[start of SOURCE MATERIAL]
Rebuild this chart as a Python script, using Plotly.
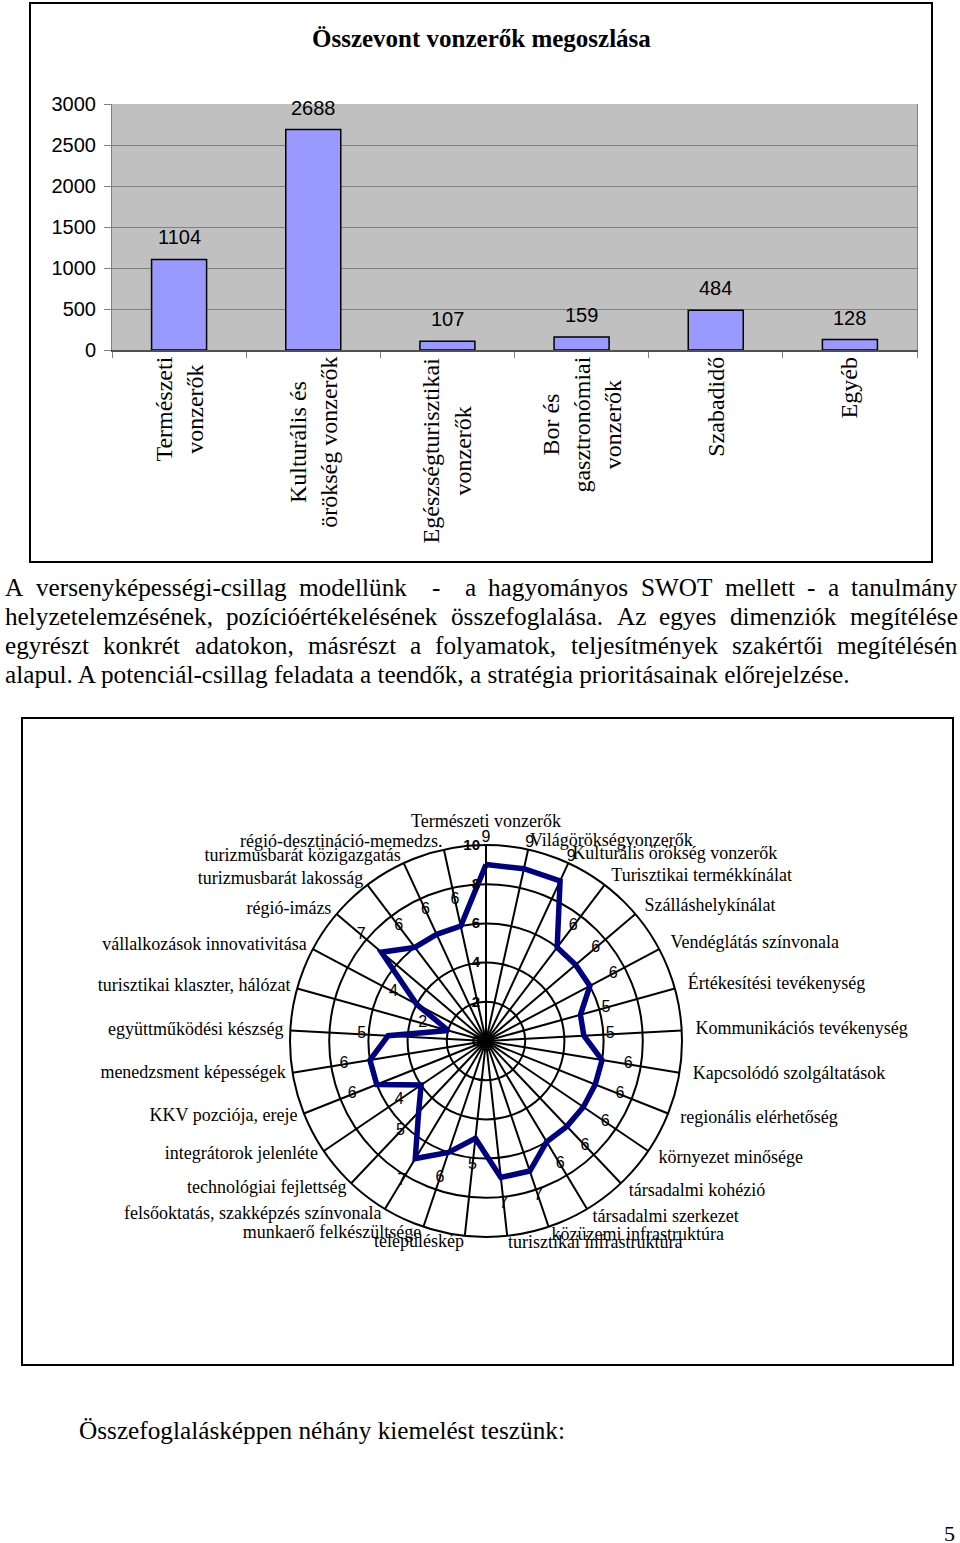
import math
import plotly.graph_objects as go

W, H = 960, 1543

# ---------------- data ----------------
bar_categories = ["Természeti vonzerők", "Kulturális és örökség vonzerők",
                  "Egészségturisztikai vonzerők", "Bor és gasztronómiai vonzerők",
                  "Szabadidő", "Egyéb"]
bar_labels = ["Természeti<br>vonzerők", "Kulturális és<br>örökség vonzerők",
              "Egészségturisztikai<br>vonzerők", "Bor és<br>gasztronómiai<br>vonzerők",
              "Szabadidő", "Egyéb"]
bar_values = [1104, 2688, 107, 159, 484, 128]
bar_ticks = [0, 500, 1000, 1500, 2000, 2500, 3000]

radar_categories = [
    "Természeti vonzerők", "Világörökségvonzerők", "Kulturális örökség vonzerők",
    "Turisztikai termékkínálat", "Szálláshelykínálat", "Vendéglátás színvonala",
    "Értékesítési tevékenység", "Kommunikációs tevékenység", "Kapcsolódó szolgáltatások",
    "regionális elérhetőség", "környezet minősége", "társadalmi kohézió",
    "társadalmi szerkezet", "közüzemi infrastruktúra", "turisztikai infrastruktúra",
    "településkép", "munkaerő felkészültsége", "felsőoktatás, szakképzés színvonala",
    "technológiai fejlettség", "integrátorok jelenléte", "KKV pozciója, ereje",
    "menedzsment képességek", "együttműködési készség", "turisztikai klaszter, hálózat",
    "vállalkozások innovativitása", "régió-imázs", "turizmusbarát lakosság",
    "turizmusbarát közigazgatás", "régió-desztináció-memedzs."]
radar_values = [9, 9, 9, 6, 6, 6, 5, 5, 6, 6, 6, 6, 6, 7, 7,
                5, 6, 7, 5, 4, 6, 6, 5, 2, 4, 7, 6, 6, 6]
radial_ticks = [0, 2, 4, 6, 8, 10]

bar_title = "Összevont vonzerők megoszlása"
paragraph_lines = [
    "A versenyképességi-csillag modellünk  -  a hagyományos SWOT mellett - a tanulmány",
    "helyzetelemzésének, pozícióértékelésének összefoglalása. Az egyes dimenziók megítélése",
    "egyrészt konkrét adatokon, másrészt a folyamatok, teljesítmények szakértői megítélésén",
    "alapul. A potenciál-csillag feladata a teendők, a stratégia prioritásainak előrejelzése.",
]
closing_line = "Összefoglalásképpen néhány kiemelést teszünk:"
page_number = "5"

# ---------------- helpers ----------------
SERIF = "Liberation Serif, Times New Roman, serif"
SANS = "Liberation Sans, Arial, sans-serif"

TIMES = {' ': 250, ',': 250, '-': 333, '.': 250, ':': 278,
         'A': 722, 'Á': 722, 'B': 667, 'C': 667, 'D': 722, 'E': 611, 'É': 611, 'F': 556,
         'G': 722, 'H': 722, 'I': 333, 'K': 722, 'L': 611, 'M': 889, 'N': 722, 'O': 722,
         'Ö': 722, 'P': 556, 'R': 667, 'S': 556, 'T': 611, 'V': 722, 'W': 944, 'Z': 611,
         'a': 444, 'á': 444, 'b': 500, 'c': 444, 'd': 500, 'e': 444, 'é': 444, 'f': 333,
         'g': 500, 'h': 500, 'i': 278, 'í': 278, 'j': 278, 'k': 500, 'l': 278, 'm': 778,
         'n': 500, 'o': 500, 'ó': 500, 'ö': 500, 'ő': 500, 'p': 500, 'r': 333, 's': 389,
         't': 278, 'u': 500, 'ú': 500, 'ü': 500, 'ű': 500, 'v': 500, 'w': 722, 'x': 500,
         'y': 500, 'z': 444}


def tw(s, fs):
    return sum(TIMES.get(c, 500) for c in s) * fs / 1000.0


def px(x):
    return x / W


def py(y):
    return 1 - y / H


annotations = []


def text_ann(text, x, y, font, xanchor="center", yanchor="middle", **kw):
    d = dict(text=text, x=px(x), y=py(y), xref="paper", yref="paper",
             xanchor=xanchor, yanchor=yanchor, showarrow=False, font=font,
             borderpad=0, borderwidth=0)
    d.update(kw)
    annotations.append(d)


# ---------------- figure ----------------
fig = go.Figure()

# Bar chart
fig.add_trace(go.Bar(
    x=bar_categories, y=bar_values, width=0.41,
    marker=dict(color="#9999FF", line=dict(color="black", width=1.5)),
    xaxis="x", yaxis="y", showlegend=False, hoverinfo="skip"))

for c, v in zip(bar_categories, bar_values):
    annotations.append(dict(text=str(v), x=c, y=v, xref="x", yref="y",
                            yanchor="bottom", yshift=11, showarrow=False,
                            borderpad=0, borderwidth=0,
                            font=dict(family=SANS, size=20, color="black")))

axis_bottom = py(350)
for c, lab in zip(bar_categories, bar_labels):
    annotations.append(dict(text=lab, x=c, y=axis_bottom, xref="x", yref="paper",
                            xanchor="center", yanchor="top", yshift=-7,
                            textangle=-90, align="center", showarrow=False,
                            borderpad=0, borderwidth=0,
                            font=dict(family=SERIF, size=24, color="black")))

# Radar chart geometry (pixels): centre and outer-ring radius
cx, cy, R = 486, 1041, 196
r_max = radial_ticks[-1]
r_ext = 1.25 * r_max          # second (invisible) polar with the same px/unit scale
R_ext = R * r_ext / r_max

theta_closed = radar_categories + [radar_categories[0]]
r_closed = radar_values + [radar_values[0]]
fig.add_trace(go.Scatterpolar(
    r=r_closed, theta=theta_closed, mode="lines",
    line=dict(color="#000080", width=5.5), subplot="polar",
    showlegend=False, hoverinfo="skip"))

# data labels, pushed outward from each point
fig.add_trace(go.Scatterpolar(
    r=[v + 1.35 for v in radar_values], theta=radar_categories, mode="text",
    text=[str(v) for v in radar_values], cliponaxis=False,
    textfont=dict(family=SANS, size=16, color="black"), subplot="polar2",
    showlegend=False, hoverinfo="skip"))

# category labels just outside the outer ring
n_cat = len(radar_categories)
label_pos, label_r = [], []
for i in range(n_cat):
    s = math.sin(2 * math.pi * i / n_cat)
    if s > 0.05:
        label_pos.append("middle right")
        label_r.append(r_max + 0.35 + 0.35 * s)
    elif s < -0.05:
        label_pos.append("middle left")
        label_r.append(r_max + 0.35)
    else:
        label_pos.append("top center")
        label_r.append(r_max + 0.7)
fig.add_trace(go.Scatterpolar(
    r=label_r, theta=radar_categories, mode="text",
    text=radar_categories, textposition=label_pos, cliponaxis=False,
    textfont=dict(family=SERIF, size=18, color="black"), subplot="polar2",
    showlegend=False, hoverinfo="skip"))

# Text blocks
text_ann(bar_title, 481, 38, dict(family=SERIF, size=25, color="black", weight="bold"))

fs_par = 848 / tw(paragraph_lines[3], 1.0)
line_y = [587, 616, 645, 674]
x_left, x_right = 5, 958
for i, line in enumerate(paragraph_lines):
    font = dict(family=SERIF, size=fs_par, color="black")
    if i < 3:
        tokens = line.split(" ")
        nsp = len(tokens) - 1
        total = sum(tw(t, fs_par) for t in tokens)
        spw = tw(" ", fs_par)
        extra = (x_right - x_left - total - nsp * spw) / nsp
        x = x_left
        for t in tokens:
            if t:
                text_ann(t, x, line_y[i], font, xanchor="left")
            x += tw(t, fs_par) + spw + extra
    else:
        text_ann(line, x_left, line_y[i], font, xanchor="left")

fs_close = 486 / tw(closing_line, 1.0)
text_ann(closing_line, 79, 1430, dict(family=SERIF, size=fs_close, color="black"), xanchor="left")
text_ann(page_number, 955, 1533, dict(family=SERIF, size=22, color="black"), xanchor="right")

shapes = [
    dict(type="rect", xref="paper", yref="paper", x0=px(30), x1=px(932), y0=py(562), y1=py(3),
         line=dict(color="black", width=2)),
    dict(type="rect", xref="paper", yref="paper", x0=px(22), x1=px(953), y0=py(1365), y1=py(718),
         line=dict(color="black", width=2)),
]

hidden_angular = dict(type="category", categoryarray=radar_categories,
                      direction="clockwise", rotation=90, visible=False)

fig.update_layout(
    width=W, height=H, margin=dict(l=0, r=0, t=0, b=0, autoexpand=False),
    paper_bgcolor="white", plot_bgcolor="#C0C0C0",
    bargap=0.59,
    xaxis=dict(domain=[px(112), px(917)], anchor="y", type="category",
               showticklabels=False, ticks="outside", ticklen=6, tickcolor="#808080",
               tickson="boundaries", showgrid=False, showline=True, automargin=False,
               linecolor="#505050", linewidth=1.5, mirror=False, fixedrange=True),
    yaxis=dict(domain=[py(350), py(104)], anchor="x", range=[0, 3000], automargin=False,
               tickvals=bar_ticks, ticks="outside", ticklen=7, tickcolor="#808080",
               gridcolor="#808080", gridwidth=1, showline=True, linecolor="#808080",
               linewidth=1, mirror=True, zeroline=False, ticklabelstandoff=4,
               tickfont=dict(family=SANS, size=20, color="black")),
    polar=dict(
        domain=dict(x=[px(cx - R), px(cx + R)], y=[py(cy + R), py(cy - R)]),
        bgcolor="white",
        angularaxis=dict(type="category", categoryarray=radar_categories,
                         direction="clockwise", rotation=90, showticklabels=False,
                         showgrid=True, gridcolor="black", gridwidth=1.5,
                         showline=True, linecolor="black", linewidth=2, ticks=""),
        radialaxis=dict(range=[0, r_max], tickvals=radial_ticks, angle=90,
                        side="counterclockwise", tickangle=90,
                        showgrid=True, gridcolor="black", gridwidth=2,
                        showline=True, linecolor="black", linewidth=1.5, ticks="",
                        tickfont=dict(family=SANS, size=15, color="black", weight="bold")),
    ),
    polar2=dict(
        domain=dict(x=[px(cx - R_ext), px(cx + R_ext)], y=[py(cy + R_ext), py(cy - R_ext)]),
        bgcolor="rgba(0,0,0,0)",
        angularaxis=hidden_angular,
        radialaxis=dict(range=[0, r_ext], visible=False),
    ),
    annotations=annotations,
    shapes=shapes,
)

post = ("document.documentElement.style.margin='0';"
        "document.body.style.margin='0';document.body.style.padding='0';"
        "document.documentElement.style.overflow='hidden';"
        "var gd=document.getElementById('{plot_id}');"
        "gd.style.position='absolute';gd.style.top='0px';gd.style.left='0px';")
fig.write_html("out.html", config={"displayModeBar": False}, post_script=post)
[end of SOURCE MATERIAL]
* SHORT EXERCISE
Set the lines above down again, word for word, from the first through the one containing "bar_ticks = [0, 500, 1000, 1500, 2000, 2500, 3000]"; pictures excluded.

* ANSWER TO THE PROBLEM
Rebuild this chart as a Python script, using Plotly.
import math
import plotly.graph_objects as go

W, H = 960, 1543

# ---------------- data ----------------
bar_categories = ["Természeti vonzerők", "Kulturális és örökség vonzerők",
                  "Egészségturisztikai vonzerők", "Bor és gasztronómiai vonzerők",
                  "Szabadidő", "Egyéb"]
bar_labels = ["Természeti<br>vonzerők", "Kulturális és<br>örökség vonzerők",
              "Egészségturisztikai<br>vonzerők", "Bor és<br>gasztronómiai<br>vonzerők",
              "Szabadidő", "Egyéb"]
bar_values = [1104, 2688, 107, 159, 484, 128]
bar_ticks = [0, 500, 1000, 1500, 2000, 2500, 3000]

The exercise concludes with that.